All's Well That Ends Well has often been called one of Shakespeare's "problem plays" or "problem comedies," a category of his work that usually includes Measure for Measure and Troilus and Cressida, because these works often seem more similar in tone and theme to the tragedies Shakespeare was writing during the same time period than they do to the romantic comedies he wrote in the 1590s. Most critics acknowledge the folktale elements in the play. Some critics condemn the play outright, considering it a comedic failure. Others take into account how the play would have been received by Elizabethan audiences and find it successful, despite what might seem to be its oddities to twentieth-century readers. Rarely does a critic praise the play without reservation.
Early critics of the play focused on the incongruous plot elements and the thematic concerns of merit and rank, virtue and honor, and male versus female. More recent critics address these issues, but they focus more attention now on topics such as gender and desire. Helena's sexuality and the reversal of gender roles has generated much discussion, especially as they intertwine with other main conflicts in the play, such as social class, the bed-trick, and marriage. The ending of the play (whether the play does end well, as the title suggests it does) has historically been much-debated and continues to be so in recent criticism.

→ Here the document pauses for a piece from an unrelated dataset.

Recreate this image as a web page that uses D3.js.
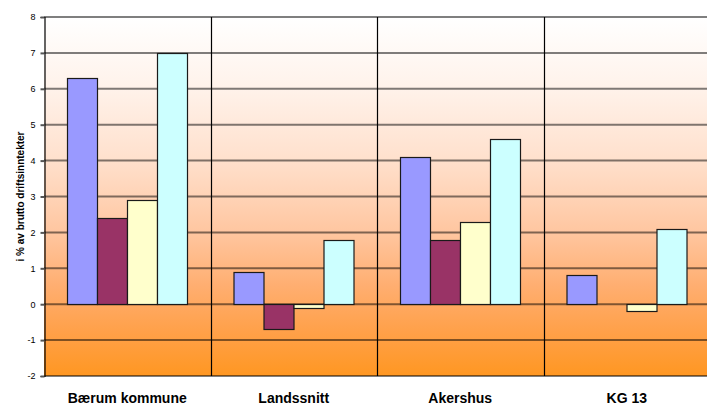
<!DOCTYPE html>
<html>
<head>
<meta charset="utf-8">
<script src="https://cdn.jsdelivr.net/npm/d3@7"></script>
<style>
  html, body { margin: 0; padding: 0; background: #fff; }
  svg { display: block; font-family: "Liberation Sans", Arial, sans-serif; }
</style>
</head>
<body>
<svg id="chart" width="707" height="405"></svg>
<script>
// Categories and the four series (percent of gross operating income)
const categories = ["Bærum kommune", "Landssnitt", "Akershus", "KG 13"];
const seriesA = [6.3, 0.9, 4.1, 0.8];
const seriesB = [2.4, -0.7, 1.8, null];
const seriesC = [2.9, -0.1, 2.3, -0.2];
const seriesD = [7.0, 1.8, 4.6, 2.1];
const seriesColors = ["#9999FF", "#993366", "#FFFFCC", "#CCFFFF"];
const yTicks = [-2, -1, 0, 1, 2, 3, 4, 5, 6, 7, 8];
const yTitle = "i % av brutto driftsinntekter";

const allSeries = [seriesA, seriesB, seriesC, seriesD];

const svg = d3.select("#chart");
const margin = { left: 44, top: 17, right: -3, bottom: 29 };
const W = 707, H = 405;
const x0 = margin.left, x1 = W - margin.right;
const yTop = margin.top, yBot = H - margin.bottom;

const x = d3.scaleBand().domain(categories).range([x0, x1]).paddingInner(0).paddingOuter(0);
const y = d3.scaleLinear().domain([-2, 8]).range([yBot, yTop]);
const inner = d3.scaleBand().domain(d3.range(allSeries.length))
  .range([0, x.bandwidth()]).paddingInner(0).paddingOuter(0.77);

// Background gradient: pale at the top, orange towards the bottom
const defs = svg.append("defs");
const grad = defs.append("linearGradient").attr("id", "bg")
  .attr("x1", 0).attr("y1", 0).attr("x2", 0).attr("y2", 1);
[
  [0, "#FFFFFF"], [0.2, "#FFF2EA"], [0.4, "#FFE0CC"], [0.6, "#FFC6A0"],
  [0.75, "#FFAE70"], [0.88, "#FFA048"], [1, "#FF9722"]
].forEach(([o, c]) => grad.append("stop").attr("offset", o).attr("stop-color", c));

svg.append("rect")
  .attr("x", x0).attr("y", yTop)
  .attr("width", x1 - x0).attr("height", yBot - yTop)
  .attr("fill", "url(#bg)");

// Horizontal gridlines
svg.append("g").selectAll("line").data(yTicks).join("line")
  .attr("x1", x0).attr("x2", x1)
  .attr("y1", d => y(d)).attr("y2", d => y(d))
  .attr("stroke", "#000").attr("stroke-opacity", 0.5).attr("stroke-width", 2);

// Bars
const groups = svg.append("g").selectAll("g").data(categories).join("g")
  .attr("transform", d => `translate(${x(d)},0)`);

groups.selectAll("rect")
  .data((c, ci) => allSeries.map((s, si) => ({ si, v: s[ci] })).filter(d => d.v !== null))
  .join("rect")
  .attr("x", d => Math.round(inner(d.si)) + 0.5)
  .attr("width", Math.round(inner.bandwidth()))
  .attr("y", d => Math.round(y(Math.max(0, d.v))) + 0.5)
  .attr("height", d => Math.abs(Math.round(y(d.v)) - Math.round(y(0))))
  .attr("fill", d => seriesColors[d.si])
  .attr("stroke", "#1a1a1a").attr("stroke-width", 1.2);

// Vertical category separators
svg.append("g").selectAll("line").data(categories.slice(1)).join("line")
  .attr("x1", d => Math.round(x(d)) + 0.5).attr("x2", d => Math.round(x(d)) + 0.5)
  .attr("y1", yTop).attr("y2", yBot)
  .attr("stroke", "#000").attr("stroke-width", 1.2);

// Y axis
const yAxis = d3.axisLeft(y).tickValues(yTicks).tickSize(4).tickPadding(5)
  .tickFormat(d => String(d));
const ya = svg.append("g").attr("transform", `translate(${x0 + 0.5},0)`).call(yAxis);
ya.select(".domain").attr("stroke", "#000").attr("stroke-width", 1.2);
ya.selectAll(".tick line").attr("stroke", "#555").attr("stroke-width", 2);
ya.selectAll(".tick text").attr("font-size", 9).attr("fill", "#000")
  .attr("font-family", "Liberation Sans, Arial, sans-serif");

// Category labels
svg.append("g").selectAll("text").data(categories).join("text")
  .attr("x", d => x(d) + x.bandwidth() / 2)
  .attr("y", 403)
  .attr("text-anchor", "middle")
  .attr("font-size", 14).attr("font-weight", "bold")
  .text(d => d);

// Y axis title
svg.append("text")
  .attr("transform", `translate(24,${(yTop + yBot) / 2}) rotate(-90)`)
  .attr("text-anchor", "middle")
  .attr("font-size", 10).attr("font-weight", "bold")
  .text(yTitle);
</script>
</body>
</html>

The three main characters—Helena, Bertram, and Parolles—have generated a great deal of literary criticism and comment as well. Some critics brand Helena as conniving and obsessive in her love for Bertram, while others find her wholly virtuous and noble. In general, critics are united in their displeasure with the character of Bertram, though some judge him more harshly than others. Some critics find Bertram thoroughly unrepentant and unredeemable at the end of the play, making the ending implausible. Others are more sympathetic toward him, finding him merely immature at the beginning of the play and in need of life experience in order for him to "grow up." Parolles has generated less controversy in terms of the nature of his character (even Parolles himself recognizes his deficiencies and is not ashamed of them), and some critics find the subplot involving Parolles the only thing that saves the play from utter failure.